Below are some records. Output the lines from the first one through the line that holds "const rightRef = useRef<HTMLCanvasElement>(null);", exactly as written, with no pictures.

[Begin The data]

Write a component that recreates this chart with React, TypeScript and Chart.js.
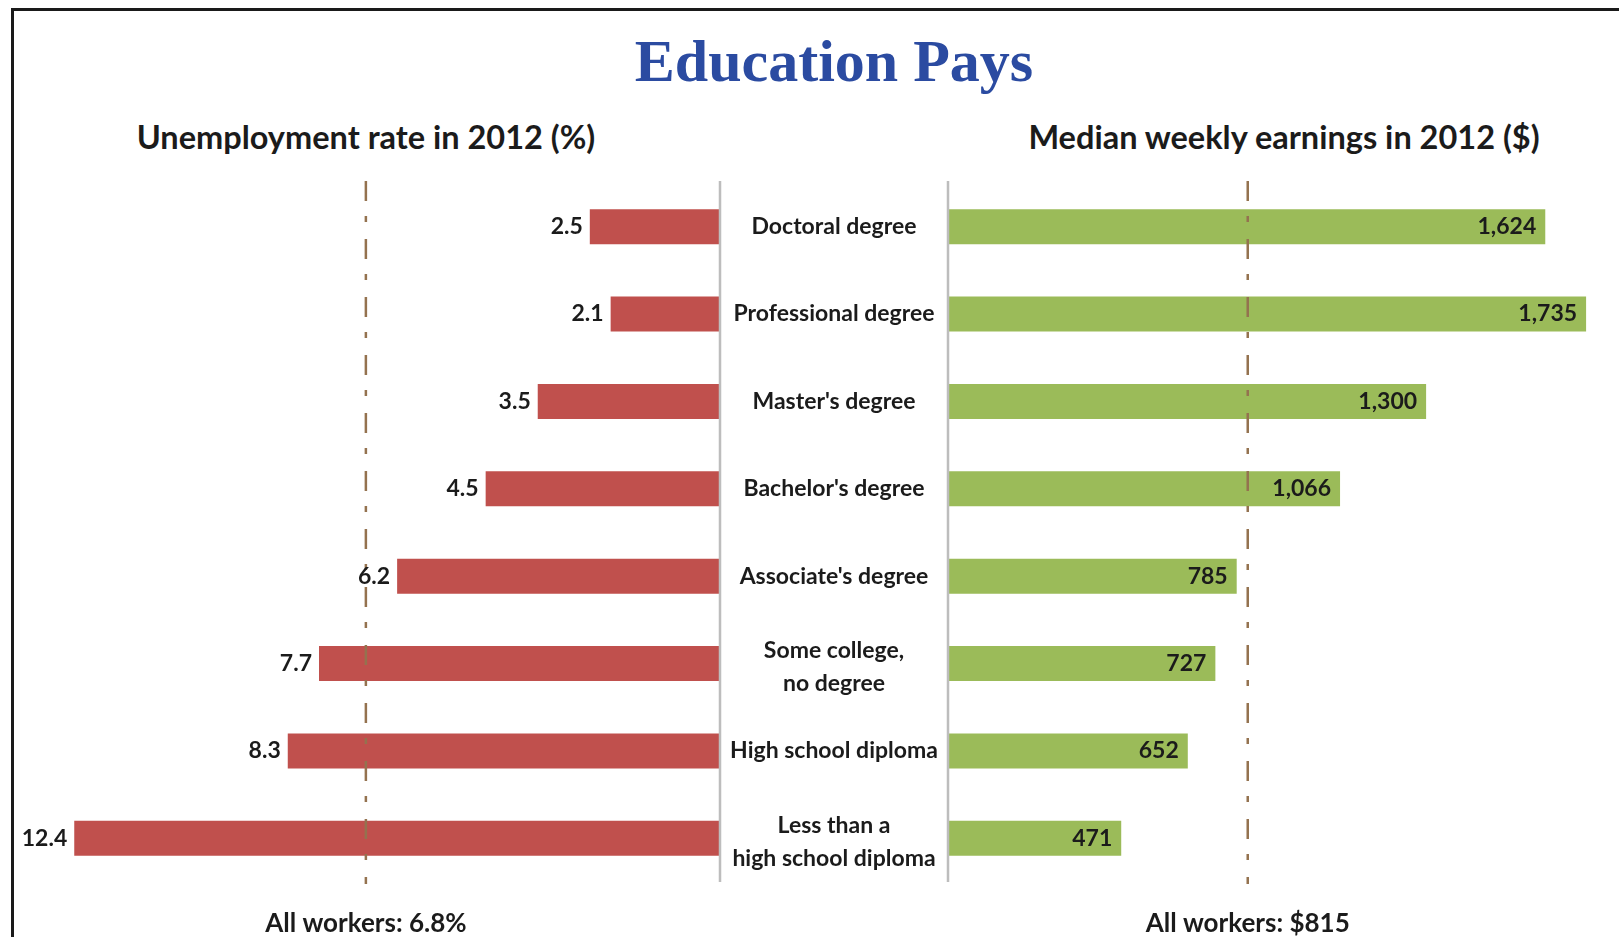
import React, { useEffect, useRef } from "react";
import { Chart, registerables } from "chart.js";

Chart.register(...registerables);

const categories: string[][] = [
  ["Doctoral degree"],
  ["Professional degree"],
  ["Master's degree"],
  ["Bachelor's degree"],
  ["Associate's degree"],
  ["Some college,", "no degree"],
  ["High school diploma"],
  ["Less than a", "high school diploma"],
];
const unemploymentRates = [2.5, 2.1, 3.5, 4.5, 6.2, 7.7, 8.3, 12.4];
const weeklyEarnings = [1624, 1735, 1300, 1066, 785, 727, 652, 471];
const allWorkersRate = 6.8;
const allWorkersEarnings = 815;
const rateAxisMax = 13;
const earningsAxisMax = 1800;

const FONT = "Lato, 'Open Sans', sans-serif";
const RED = "#C0504D";
const GREEN = "#9BBB59";
const DASH_COLOR = "#94724f";
const AXIS_COLOR = "#bdbdbd";
const TEXT = "#1b1b1b";
const TITLE_BLUE = "#2b4ba1";

function drawDashed(ctx: CanvasRenderingContext2D, x: number, top: number, bottom: number) {
  ctx.save();
  ctx.strokeStyle = DASH_COLOR;
  ctx.lineWidth = 2.5;
  ctx.setLineDash([20, 15, 6, 17]);
  ctx.beginPath();
  ctx.moveTo(x, top);
  ctx.lineTo(x, bottom);
  ctx.stroke();
  ctx.restore();
}

function drawAxis(ctx: CanvasRenderingContext2D, x: number, top: number, bottom: number) {
  ctx.save();
  ctx.strokeStyle = AXIS_COLOR;
  ctx.lineWidth = 2.5;
  ctx.beginPath();
  ctx.moveTo(x, top);
  ctx.lineTo(x, bottom);
  ctx.stroke();
  ctx.restore();
}

export default function App() {
  const leftRef = useRef<HTMLCanvasElement>(null);
  const rightRef = useRef<HTMLCanvasElement>(null);

  useEffect(() => {
    const leftPlugin = {
      id: "leftDecor",
      afterDatasetsDraw(chart: any) {
        const ctx = chart.ctx as CanvasRenderingContext2D;
        const area = chart.chartArea;
        const xs = chart.scales.x;
        drawAxis(ctx, area.right, area.top - 2, area.bottom);
        const ax = xs.getPixelForValue(allWorkersRate);
        drawDashed(ctx, ax, area.top - 2, area.bottom + 2);
        ctx.save();
        ctx.fillStyle = TEXT;
        ctx.font = `bold 23px ${FONT}`;
        ctx.textAlign = "right";
        ctx.textBaseline = "middle";
        const meta = chart.getDatasetMeta(0);
        meta.data.forEach((el: any, i: number) => {
          ctx.fillText(unemploymentRates[i].toFixed(1), el.x - 7, el.y);
        });
        ctx.textAlign = "center";
        ctx.font = `bold 26px ${FONT}`;
        ctx.fillText(`All workers: ${allWorkersRate}%`, ax, 924);
        ctx.restore();
      },
    };

    const rightPlugin = {
      id: "rightDecor",
      afterDatasetsDraw(chart: any) {
        const ctx = chart.ctx as CanvasRenderingContext2D;
        const area = chart.chartArea;
        const xs = chart.scales.x;
        const ys = chart.scales.y;
        drawAxis(ctx, area.left, area.top - 2, area.bottom);
        const ax = xs.getPixelForValue(allWorkersEarnings);
        drawDashed(ctx, ax, area.top - 2, area.bottom + 2);
        ctx.save();
        ctx.fillStyle = TEXT;
        ctx.textBaseline = "middle";
        // category labels centred between the two axis lines
        ctx.font = `bold 23px ${FONT}`;
        ctx.textAlign = "center";
        const lh = 33;
        categories.forEach((lines, i) => {
          const cy = ys.getPixelForValue(i);
          const start = cy - ((lines.length - 1) * lh) / 2 + (lines.length > 1 ? 4 : 0);
          lines.forEach((ln, j) => ctx.fillText(ln, area.left / 2, start + j * lh));
        });
        // values inside the bars
        ctx.font = `bold 23px ${FONT}`;
        ctx.textAlign = "right";
        const meta = chart.getDatasetMeta(0);
        meta.data.forEach((el: any, i: number) => {
          ctx.fillText(weeklyEarnings[i].toLocaleString("en-US"), el.x - 9, el.y);
        });
        ctx.textAlign = "center";
        ctx.font = `bold 26px ${FONT}`;
        ctx.fillText(`All workers: $${allWorkersEarnings}`, ax, 924);
        ctx.restore();
      },
    };

    const labels = categories.map((c) => c.join(" "));

    const left = new Chart(leftRef.current!, {
      type: "bar",
      data: {
        labels,
        datasets: [
          {
            data: unemploymentRates,
            backgroundColor: RED,
            borderWidth: 0,
            categoryPercentage: 1,
            barPercentage: 0.4,
          },
        ],
      },
      options: {
        indexAxis: "y",
        responsive: false,
        maintainAspectRatio: false,
        animation: false,
        layout: { padding: { left: 43, right: 4, top: 183, bottom: 55 } },
        scales: {
          x: { type: "linear", reverse: true, min: 0, max: rateAxisMax, display: false },
          y: { display: false },
        },
        plugins: { legend: { display: false }, tooltip: { enabled: false }, title: { display: false } },
      },
      plugins: [leftPlugin],
    });

    const right = new Chart(rightRef.current!, {
      type: "bar",
      data: {
        labels,
        datasets: [
          {
            data: weeklyEarnings,
            backgroundColor: GREEN,
            borderWidth: 0,
            categoryPercentage: 1,
            barPercentage: 0.4,
          },
        ],
      },
      options: {
        indexAxis: "y",
        responsive: false,
        maintainAspectRatio: false,
        animation: false,
        layout: { padding: { left: 228, right: 9, top: 183, bottom: 55 } },
        scales: {
          x: { type: "linear", min: 0, max: earningsAxisMax, display: false },
          y: { display: false },
        },
        plugins: { legend: { display: false }, tooltip: { enabled: false }, title: { display: false } },
      },
      plugins: [rightPlugin],
    });

    return () => {
      left.destroy();
      right.destroy();
    };
  }, []);

  const centered = (x: number, y: number): React.CSSProperties => ({
    position: "absolute",
    left: x,
    top: y,
    transform: "translate(-50%, -50%)",
    whiteSpace: "nowrap",
  });

  return (
    <div
      style={{
        position: "fixed",
        left: 0,
        top: 0,
        width: 1619,
        height: 937,
        overflow: "hidden",
        background: "#fff",
      }}
    >
      <div
        style={{
          position: "absolute",
          left: 11,
          top: 8,
          width: 1700,
          height: 1100,
          borderLeft: "3px solid #1a1a1a",
          borderTop: "3px solid #1a1a1a",
        }}
      />
      <div
        style={{
          ...centered(834, 61),
          fontFamily: "'Liberation Serif', 'DejaVu Serif', serif",
          fontWeight: "bold",
          fontSize: 60,
          color: TITLE_BLUE,
          lineHeight: 1,
        }}
      >
        Education Pays
      </div>
      <div
        style={{
          ...centered(366, 137),
          fontFamily: FONT,
          fontWeight: "bold",
          fontSize: 32.5,
          color: TEXT,
          lineHeight: 1,
        }}
      >
        Unemployment rate in 2012 (%)
      </div>
      <div
        style={{
          ...centered(1284, 137),
          fontFamily: FONT,
          fontWeight: "bold",
          fontSize: 32.5,
          color: TEXT,
          lineHeight: 1,
        }}
      >
        Median weekly earnings in 2012 ($)
      </div>
      <canvas
        ref={leftRef}
        width={724}
        height={937}
        style={{ position: "absolute", left: 0, top: 0, width: 724, height: 937 }}
      />
      <canvas
        ref={rightRef}
        width={899}
        height={937}
        style={{ position: "absolute", left: 720, top: 0, width: 899, height: 937 }}
      />
    </div>
  );
}
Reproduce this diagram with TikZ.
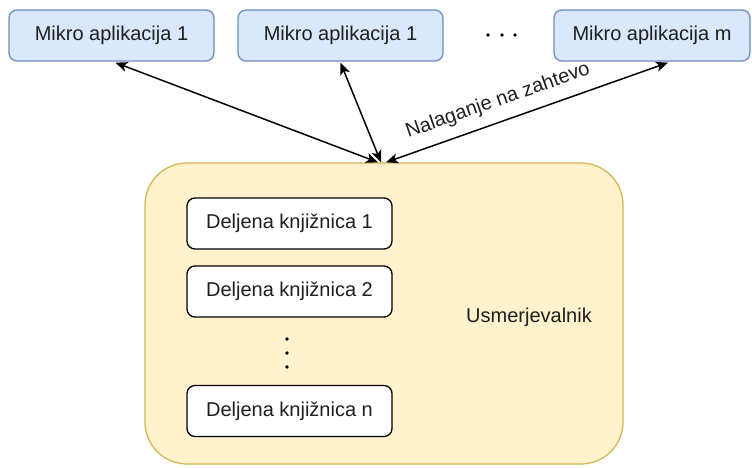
\documentclass[tikz,border=0pt]{standalone}
\usepackage{fontspec}
\setmainfont{Liberation Sans}
\usetikzlibrary{arrows.meta}

\definecolor{appfill}{HTML}{DAE8FC}
\definecolor{appline}{HTML}{6C8EBF}
\definecolor{routerfill}{HTML}{FFF2CC}
\definecolor{routerline}{HTML}{D6B656}
\definecolor{ink}{HTML}{1F1F1F}

\tikzset{
  every node/.style={font=\fontsize{20}{24}\selectfont, text=ink},
  appbox/.style={draw=appline, fill=appfill, line width=1.3pt, rounded corners=8pt,
                 minimum height=51pt, inner sep=0pt},
  libbox/.style={draw=black, fill=white, line width=1.3pt, rounded corners=8pt,
                 minimum width=205pt, minimum height=51pt, inner sep=0pt},
  routerbox/.style={draw=routerline, fill=routerfill, line width=1.3pt, rounded corners=42pt,
                    minimum width=478pt, minimum height=301pt, inner sep=0pt},
  link/.style={draw=black, line width=1.5pt,
               {Stealth[length=12pt,width=10pt,inset=3pt]}-{Stealth[length=12pt,width=10pt,inset=3pt]}},
  dotmark/.style={fill=black, draw=none, circle, minimum size=3.6pt, inner sep=0pt}
}

\begin{document}
\begin{tikzpicture}[x=1pt, y=-1pt]
  \useasboundingbox (0,0) rectangle (752,468);

  % micro applications
  \node[appbox, minimum width=205pt] (m1) at (111.5,35.5) {Mikro aplikacija 1};
  \node[appbox, minimum width=205pt] (m2) at (340.5,35.5) {Mikro aplikacija 1};
  \node[appbox, minimum width=196pt] (m3) at (652,35.5) {Mikro aplikacija m};

  % horizontal ellipsis
  \node[dotmark] (h1) at (488,35) {};
  \node[dotmark] (h2) at (502,35) {};
  \node[dotmark] (h3) at (515,35) {};

  % router with the shared libraries
  \node[routerbox] (r) at (384,313.5) {};
  \node (rl) at (529,317) {Usmerjevalnik};

  \node[libbox] (l1) at (289.5,223.5) {Deljena knjižnica 1};
  \node[libbox] (l2) at (289.5,291.5) {Deljena knjižnica 2};
  \node[libbox] (ln) at (289.5,411) {Deljena knjižnica n};

  % vertical ellipsis
  \node[dotmark] (v1) at (287,339) {};
  \node[dotmark] (v2) at (287,353) {};
  \node[dotmark] (v3) at (287,367) {};

  % on-demand loading links
  \coordinate (r1) at ([xshift=-6pt]r.north);
  \coordinate (r2) at ([xshift=-3pt]r.north);
  \coordinate (r3) at ([xshift=2pt]r.north);
  \coordinate (a1) at ([xshift=4pt,yshift=-1pt]m1.south);
  \coordinate (a2) at ([yshift=-1pt]m2.south);
  \coordinate (a3) at ([xshift=16pt,yshift=-1pt]m3.south);

  \draw[link] (r1) -- (a1);
  \draw[link] (r2) -- (a2);
  \draw[link] (r3) -- (a3);

  \node[rotate=19.3] (lbl) at (498,101) {Nalaganje na zahtevo};
\end{tikzpicture}
\end{document}
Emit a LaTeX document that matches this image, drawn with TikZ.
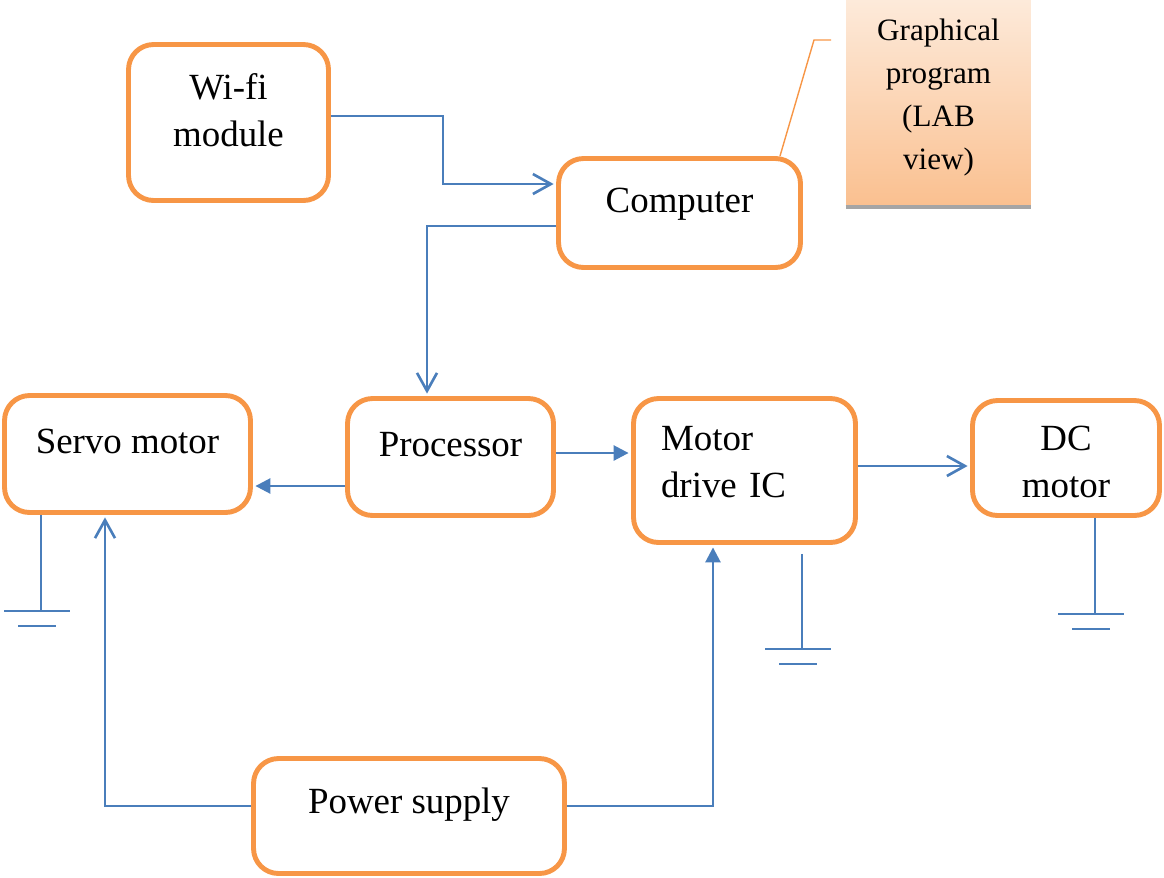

[End The data]

§ Written response:
Write a component that recreates this chart with React, TypeScript and Chart.js.
import React, { useEffect, useRef } from "react";
import { Chart, registerables } from "chart.js";

Chart.register(...registerables);

const categories: string[][] = [
  ["Doctoral degree"],
  ["Professional degree"],
  ["Master's degree"],
  ["Bachelor's degree"],
  ["Associate's degree"],
  ["Some college,", "no degree"],
  ["High school diploma"],
  ["Less than a", "high school diploma"],
];
const unemploymentRates = [2.5, 2.1, 3.5, 4.5, 6.2, 7.7, 8.3, 12.4];
const weeklyEarnings = [1624, 1735, 1300, 1066, 785, 727, 652, 471];
const allWorkersRate = 6.8;
const allWorkersEarnings = 815;
const rateAxisMax = 13;
const earningsAxisMax = 1800;

const FONT = "Lato, 'Open Sans', sans-serif";
const RED = "#C0504D";
const GREEN = "#9BBB59";
const DASH_COLOR = "#94724f";
const AXIS_COLOR = "#bdbdbd";
const TEXT = "#1b1b1b";
const TITLE_BLUE = "#2b4ba1";

function drawDashed(ctx: CanvasRenderingContext2D, x: number, top: number, bottom: number) {
  ctx.save();
  ctx.strokeStyle = DASH_COLOR;
  ctx.lineWidth = 2.5;
  ctx.setLineDash([20, 15, 6, 17]);
  ctx.beginPath();
  ctx.moveTo(x, top);
  ctx.lineTo(x, bottom);
  ctx.stroke();
  ctx.restore();
}

function drawAxis(ctx: CanvasRenderingContext2D, x: number, top: number, bottom: number) {
  ctx.save();
  ctx.strokeStyle = AXIS_COLOR;
  ctx.lineWidth = 2.5;
  ctx.beginPath();
  ctx.moveTo(x, top);
  ctx.lineTo(x, bottom);
  ctx.stroke();
  ctx.restore();
}

export default function App() {
  const leftRef = useRef<HTMLCanvasElement>(null);
  const rightRef = useRef<HTMLCanvasElement>(null);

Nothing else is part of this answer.